Key Factors That Affect Time-Weighted Rate of Return

  1. Timing of Cash Flows: This is the fundamental factor TWRR seeks to neutralize. However, the *frequency* of cash flows still matters for the calculation's accuracy, as more frequent cash flow dates allow for more precise sub-period returns.
  2. Accuracy of Valuation Data: TWRR relies on accurate portfolio valuations at the start, end, and crucially, on the dates of all cash flows. Inaccurate or infrequent valuations will distort the sub-period returns.
  3. Investment Performance: The underlying performance of the assets held within the portfolio is the primary driver of TWRR. Stronger investment selection and strategy execution lead to higher TWRR.
  4. Asset Allocation: How the portfolio is divided among different asset classes (stocks, bonds, real estate, etc.) significantly impacts its risk and return profile, thus affecting TWRR.
  5. Investment Horizon: While TWRR measures performance over a specific period, the longer the horizon over which performance is measured, the more likely it is to reflect the manager's consistent skill rather than short-term luck.
  6. Benchmark Selection: TWRR is often compared against a benchmark index (e.g., S&P 500). The choice of an appropriate benchmark is critical for evaluating whether the manager added value relative to a passive investment alternative.
  7. Calculation Methodology: Different vendors or software might use slightly different methods for handling daily valuations or interim cash flows, leading to minor variations in TWRR. Adherence to standards like GIPS (Global Investment Performance Standards) ensures consistency.

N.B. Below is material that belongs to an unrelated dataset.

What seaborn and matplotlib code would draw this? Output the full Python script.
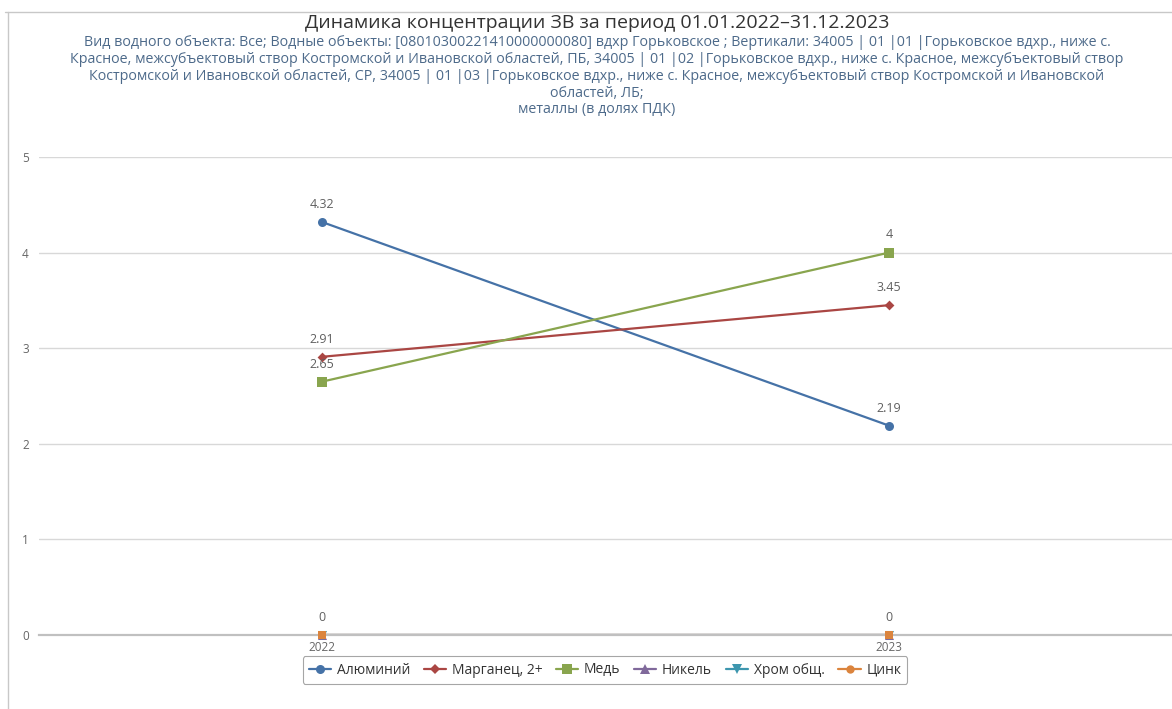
import matplotlib
matplotlib.use("Agg")
import matplotlib.pyplot as plt
import seaborn as sns
import pandas as pd
from matplotlib.lines import Line2D

years = ["2022", "2023"]
series_names = ["Алюминий", "Марганец, 2+", "Медь", "Никель", "Хром общ.", "Цинк"]
aluminium = [4.32, 2.19]
manganese = [2.91, 3.45]
copper = [2.65, 4.0]
nickel = [0, 0]
chromium = [0, 0]
zinc = [0, 0]
label_values = ["4.32", "2.19", "2.91", "3.45", "2.65", "4", None, None, None, None, "0", "0"]
y_ticks = [0, 1, 2, 3, 4, 5]

title = "Динамика концентрации ЗВ за период 01.01.2022–31.12.2023"
subtitle = ("Вид водного объекта: Все; Водные объекты: [08010300221410000000080] вдхр Горьковское ; Вертикали: 34005 | 01 |01 |Горьковское вдхр., ниже с.\n"
            "Красное, межсубъектовый створ Костромской и Ивановской областей, ПБ, 34005 | 01 |02 |Горьковское вдхр., ниже с. Красное, межсубъектовый створ\n"
            "Костромской и Ивановской областей, СР, 34005 | 01 |03 |Горьковское вдхр., ниже с. Красное, межсубъектовый створ Костромской и Ивановской\n"
            "областей, ЛБ;\n"
            "металлы (в долях ПДК)")

colors = ["#4572A7", "#AA4643", "#89A54E", "#80699B", "#3D96AE", "#DB843D"]
markers = ["o", "D", "s", "^", "v", "s"]
msizes = [6.5, 5, 6.5, 6.5, 6.5, 6]
values = [aluminium, manganese, copper, nickel, chromium, zinc]

rows = []
for name, vals in zip(series_names, values):
    for i, v in enumerate(vals):
        rows.append({"series": name, "x": i, "value": v})
df = pd.DataFrame(rows)

sns.set_theme(style="white")
plt.rcParams["font.family"] = ["Open Sans", "DejaVu Sans"]

W, H = 1172, 709
fig = plt.figure(figsize=(W / 100, H / 100), dpi=100)
ax = fig.add_axes([38.5 / W, 1 - 635 / H, (1172.5 - 38.5) / W, (635 - 157) / H])

for name, c, m, ms in zip(series_names, colors, markers, msizes):
    sub = df[df["series"] == name]
    sns.lineplot(data=sub, x="x", y="value", ax=ax, color=c, linewidth=1.6,
                 legend=False, zorder=3)
    sns.scatterplot(data=sub, x="x", y="value", ax=ax, color=c, marker=m,
                    s=ms ** 2, linewidth=0, legend=False, clip_on=False, zorder=6)

k = 0
for vals in values:
    for i, v in enumerate(vals):
        lab = label_values[k]
        k += 1
        if lab is not None:
            ax.annotate(lab, (i, v), xytext=(0, 8), textcoords="offset points",
                        ha="center", va="bottom", fontsize=9, color="#606060", zorder=7)

ax.set_xlim(-0.5, 1.5)
ax.set_ylim(0, 5)
ax.set_yticks(y_ticks)
ax.set_yticklabels([str(t) for t in y_ticks], fontsize=8.5, color="#666666")
ax.set_xticks([0, 1])
ax.set_xticklabels(years, fontsize=8.5, color="#666666")
ax.tick_params(axis="y", length=0, pad=7)
ax.tick_params(axis="x", length=0, pad=4)
ax.grid(axis="y", color="#d8d8d8", linewidth=1.0)
ax.set_axisbelow(True)
for s in ["top", "right", "left"]:
    ax.spines[s].set_visible(False)
ax.spines["bottom"].set_color("#c0c0c0")
ax.spines["bottom"].set_linewidth(1.6)
ax.spines["bottom"].set_zorder(5)
ax.set_xlabel("")
ax.set_ylabel("")

fig.text(597 / W, 1 - 23 / H, title, ha="center", va="center", fontsize=14, color="#333333")
fig.text(597 / W, 1 - 35 / H, subtitle, ha="center", va="top", fontsize=10.3,
         color="#4d6a8a", linespacing=1.17)

handles = [Line2D([], [], color=c, marker=m, markersize=ms, markeredgewidth=0, linewidth=1.6)
           for c, m, ms in zip(colors, markers[:5] + ["o"], msizes)]
leg = fig.legend(handles, series_names, loc="center", bbox_to_anchor=(605 / W, 1 - 670 / H),
                 ncol=6, frameon=True, fancybox=True, fontsize=10, handlelength=1.6,
                 handletextpad=0.4, columnspacing=1.0, borderpad=0.45, labelcolor="#333333")
leg.get_frame().set_edgecolor("#909090")
leg.get_frame().set_linewidth(0.8)

fig.add_artist(Line2D([5 / W, 1], [1 - 12 / H, 1 - 12 / H], color="#c8c8c8", linewidth=1.0))
fig.add_artist(Line2D([8 / W, 8 / W], [1 - 12 / H, 0], color="#c8c8c8", linewidth=1.0))

fig.savefig("out.png", dpi=100, facecolor="white")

Frequently Asked Questions (FAQ)

What is the difference between Time-Weighted Return and Money-Weighted Return?

Money-Weighted Return (MWR), also known as Internal Rate of Return (IRR), considers the timing and size of cash flows. It reflects the actual return experienced by the investor. Time-Weighted Return (TWRR) eliminates the impact of cash flows, measuring only the investment manager's performance. TWRR is generally preferred for evaluating manager skill.

Why is TWRR important for performance measurement?

TWRR provides a fair basis for comparing the performance of different investment managers or strategies because it removes the investor's decisions about adding or withdrawing capital. This allows for a pure assessment of investment selection and strategy effectiveness.

How are cash flows handled in TWRR calculations?

Cash flows are used to break the overall measurement period into smaller sub-periods. The return for each sub-period is calculated independently, and then these sub-period returns are geometrically linked. This ensures that large cash flows don't disproportionately influence the overall return calculation.

Can TWRR be negative?

Yes, TWRR can be negative if the investment portfolio loses value during the measurement period, irrespective of any cash flows.

Does TWRR account for fees and expenses?

TWRR can be calculated on a gross-of-fees or net-of-fees basis. For accurate performance measurement of a manager's skill, it's typically calculated net of investment management fees but may exclude certain other administrative or custodial fees depending on specific reporting standards.

What if there are many cash flows within a period?

For precise TWRR, ideally, a new sub-period begins every time a cash flow occurs. This requires daily (or at least intra-period) valuations. This calculator simplifies this by assuming a single net cash flow for the entire period but illustrates the principle. Professional performance reporting uses sophisticated systems to handle this accurately.

How do I annualize the TWRR if my period is not a year?

To annualize the TWRR, you use the formula: $Annualized TWRR = (1 + Period TWRR)^{\frac{1}{T}} – 1$, where T is the fraction of a year the period represents (e.g., 0.5 for 6 months, 1 for 1 year, 2 for 2 years). The calculator applies this logic.

Is TWRR always higher than MWR?

Not necessarily. TWRR will be higher than MWR if the investor added money *after* good performance periods and withdrew money *after* poor performance periods. Conversely, TWRR will be lower than MWR if the investor added money *before* poor performance and withdrew *before* good performance.